### WHAT YOU WILL DO
Don't include pictures. Quote the lines below from the first through the line that contains "const height = 364;".

________________

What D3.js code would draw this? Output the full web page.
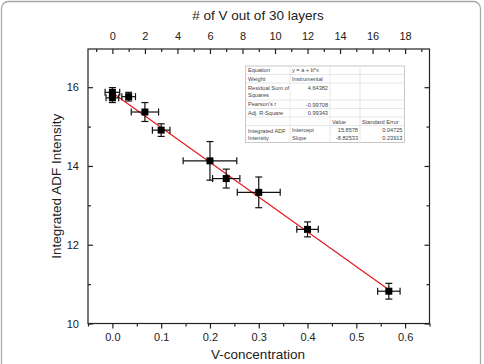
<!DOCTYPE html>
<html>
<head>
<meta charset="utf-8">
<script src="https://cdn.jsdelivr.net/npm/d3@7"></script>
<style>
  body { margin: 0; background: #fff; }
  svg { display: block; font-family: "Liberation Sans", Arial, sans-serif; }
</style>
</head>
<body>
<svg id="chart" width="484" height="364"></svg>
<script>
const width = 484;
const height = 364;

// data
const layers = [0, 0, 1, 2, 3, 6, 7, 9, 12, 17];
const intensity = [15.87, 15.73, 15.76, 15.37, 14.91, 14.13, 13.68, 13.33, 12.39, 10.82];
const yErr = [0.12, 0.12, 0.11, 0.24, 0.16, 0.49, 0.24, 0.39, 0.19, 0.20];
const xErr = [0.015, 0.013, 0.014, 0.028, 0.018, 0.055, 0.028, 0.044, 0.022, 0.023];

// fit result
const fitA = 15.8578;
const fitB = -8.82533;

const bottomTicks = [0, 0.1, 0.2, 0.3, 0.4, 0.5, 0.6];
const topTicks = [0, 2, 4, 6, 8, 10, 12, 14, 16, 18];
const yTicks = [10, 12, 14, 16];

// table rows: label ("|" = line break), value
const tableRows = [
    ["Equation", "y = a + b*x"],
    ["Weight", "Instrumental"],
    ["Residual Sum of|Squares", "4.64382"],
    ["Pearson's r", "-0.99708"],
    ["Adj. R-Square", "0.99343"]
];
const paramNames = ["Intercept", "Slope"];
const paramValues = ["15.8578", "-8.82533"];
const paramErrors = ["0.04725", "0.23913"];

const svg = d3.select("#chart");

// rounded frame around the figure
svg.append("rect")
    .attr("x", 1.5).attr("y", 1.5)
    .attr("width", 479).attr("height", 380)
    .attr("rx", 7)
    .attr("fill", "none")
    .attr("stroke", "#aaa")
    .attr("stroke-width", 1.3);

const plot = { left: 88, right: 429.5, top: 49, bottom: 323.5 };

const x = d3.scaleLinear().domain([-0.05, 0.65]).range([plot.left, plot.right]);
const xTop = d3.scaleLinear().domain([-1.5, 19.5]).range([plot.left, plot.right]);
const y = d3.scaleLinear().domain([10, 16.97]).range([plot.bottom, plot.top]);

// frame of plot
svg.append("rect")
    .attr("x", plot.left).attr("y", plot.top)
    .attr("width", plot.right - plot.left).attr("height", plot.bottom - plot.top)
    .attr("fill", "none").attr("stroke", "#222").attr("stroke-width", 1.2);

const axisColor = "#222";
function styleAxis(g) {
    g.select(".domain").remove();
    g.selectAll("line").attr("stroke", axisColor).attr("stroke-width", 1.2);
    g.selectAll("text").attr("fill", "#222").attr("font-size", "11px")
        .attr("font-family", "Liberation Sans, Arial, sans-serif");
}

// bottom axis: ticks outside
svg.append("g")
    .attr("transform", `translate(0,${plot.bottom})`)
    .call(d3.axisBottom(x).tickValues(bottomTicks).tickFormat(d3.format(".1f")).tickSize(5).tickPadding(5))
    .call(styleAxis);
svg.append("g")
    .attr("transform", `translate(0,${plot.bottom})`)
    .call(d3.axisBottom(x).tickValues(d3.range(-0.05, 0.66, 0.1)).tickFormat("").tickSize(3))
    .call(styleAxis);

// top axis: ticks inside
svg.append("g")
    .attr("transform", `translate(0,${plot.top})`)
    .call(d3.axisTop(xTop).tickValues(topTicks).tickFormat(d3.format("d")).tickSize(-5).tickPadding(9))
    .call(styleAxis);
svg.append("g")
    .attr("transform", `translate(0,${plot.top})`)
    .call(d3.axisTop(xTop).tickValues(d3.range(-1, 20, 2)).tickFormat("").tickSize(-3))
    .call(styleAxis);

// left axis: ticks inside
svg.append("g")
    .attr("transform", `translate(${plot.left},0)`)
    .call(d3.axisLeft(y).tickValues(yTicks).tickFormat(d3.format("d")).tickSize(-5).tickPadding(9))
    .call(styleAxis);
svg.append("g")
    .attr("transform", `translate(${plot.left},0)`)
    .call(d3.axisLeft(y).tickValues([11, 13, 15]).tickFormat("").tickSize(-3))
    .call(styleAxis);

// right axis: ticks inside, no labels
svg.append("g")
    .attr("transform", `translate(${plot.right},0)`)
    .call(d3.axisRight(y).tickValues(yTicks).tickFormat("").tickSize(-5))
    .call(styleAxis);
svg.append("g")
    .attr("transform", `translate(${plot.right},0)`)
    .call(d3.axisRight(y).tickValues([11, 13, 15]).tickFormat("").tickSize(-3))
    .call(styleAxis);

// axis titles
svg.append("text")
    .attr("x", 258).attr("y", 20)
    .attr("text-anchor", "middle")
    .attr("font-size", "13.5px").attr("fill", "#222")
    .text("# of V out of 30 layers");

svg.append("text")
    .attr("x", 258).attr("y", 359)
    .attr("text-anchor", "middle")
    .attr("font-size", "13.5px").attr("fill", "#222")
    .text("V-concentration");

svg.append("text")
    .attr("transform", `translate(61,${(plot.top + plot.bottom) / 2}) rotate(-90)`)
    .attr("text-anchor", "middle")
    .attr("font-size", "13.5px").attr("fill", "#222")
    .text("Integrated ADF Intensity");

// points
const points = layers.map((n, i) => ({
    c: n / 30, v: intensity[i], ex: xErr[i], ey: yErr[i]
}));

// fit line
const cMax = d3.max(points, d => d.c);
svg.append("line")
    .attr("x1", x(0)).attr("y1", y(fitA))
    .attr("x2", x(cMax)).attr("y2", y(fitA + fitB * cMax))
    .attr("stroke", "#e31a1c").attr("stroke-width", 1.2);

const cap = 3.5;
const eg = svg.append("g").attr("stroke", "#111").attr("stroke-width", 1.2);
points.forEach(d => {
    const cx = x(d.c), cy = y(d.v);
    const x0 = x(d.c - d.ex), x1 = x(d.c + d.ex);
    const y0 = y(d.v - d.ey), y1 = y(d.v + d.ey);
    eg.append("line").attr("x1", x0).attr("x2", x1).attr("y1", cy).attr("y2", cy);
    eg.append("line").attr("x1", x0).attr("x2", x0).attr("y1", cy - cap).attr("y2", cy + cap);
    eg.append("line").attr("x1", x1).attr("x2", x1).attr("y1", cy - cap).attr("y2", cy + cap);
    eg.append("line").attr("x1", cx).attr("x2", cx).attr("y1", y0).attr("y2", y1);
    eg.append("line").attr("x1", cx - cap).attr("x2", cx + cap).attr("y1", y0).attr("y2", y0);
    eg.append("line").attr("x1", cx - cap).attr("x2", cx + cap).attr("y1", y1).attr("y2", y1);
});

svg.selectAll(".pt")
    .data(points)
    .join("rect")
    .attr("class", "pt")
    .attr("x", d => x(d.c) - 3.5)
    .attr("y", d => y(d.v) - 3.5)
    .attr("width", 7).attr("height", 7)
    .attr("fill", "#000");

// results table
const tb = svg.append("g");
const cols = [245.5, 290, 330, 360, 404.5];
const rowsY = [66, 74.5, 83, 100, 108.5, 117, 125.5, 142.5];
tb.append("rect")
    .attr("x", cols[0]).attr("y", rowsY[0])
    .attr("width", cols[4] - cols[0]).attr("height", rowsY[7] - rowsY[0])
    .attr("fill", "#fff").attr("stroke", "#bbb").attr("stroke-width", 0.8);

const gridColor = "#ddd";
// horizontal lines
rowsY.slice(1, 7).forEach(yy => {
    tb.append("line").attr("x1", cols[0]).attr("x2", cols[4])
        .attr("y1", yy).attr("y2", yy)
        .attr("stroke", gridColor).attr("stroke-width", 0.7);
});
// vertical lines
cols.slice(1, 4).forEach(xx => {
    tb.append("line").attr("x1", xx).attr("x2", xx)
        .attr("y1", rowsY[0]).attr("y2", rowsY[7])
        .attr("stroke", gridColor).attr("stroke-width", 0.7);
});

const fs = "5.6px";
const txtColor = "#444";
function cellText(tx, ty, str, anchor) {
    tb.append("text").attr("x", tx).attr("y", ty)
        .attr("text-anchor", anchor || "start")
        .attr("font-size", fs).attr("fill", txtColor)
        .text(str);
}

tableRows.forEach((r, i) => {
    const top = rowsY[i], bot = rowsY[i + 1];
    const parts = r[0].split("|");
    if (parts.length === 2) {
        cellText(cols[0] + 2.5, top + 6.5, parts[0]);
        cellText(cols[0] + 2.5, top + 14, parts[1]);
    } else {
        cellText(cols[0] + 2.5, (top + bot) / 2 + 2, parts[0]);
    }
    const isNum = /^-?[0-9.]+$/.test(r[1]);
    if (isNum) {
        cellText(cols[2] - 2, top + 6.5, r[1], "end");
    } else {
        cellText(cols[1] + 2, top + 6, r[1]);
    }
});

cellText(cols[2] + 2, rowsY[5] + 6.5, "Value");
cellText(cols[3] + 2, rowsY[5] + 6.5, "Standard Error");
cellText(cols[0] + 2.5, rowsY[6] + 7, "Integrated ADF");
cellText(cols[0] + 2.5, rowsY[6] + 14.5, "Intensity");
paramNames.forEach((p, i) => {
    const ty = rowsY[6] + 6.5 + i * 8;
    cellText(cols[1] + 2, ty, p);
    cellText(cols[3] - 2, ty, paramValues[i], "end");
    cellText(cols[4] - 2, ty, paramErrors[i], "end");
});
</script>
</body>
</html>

________________

### FULL ANSWER
What D3.js code would draw this? Output the full web page.
<!DOCTYPE html>
<html>
<head>
<meta charset="utf-8">
<script src="https://cdn.jsdelivr.net/npm/d3@7"></script>
<style>
  body { margin: 0; background: #fff; }
  svg { display: block; font-family: "Liberation Sans", Arial, sans-serif; }
</style>
</head>
<body>
<svg id="chart" width="484" height="364"></svg>
<script>
const width = 484;
const height = 364;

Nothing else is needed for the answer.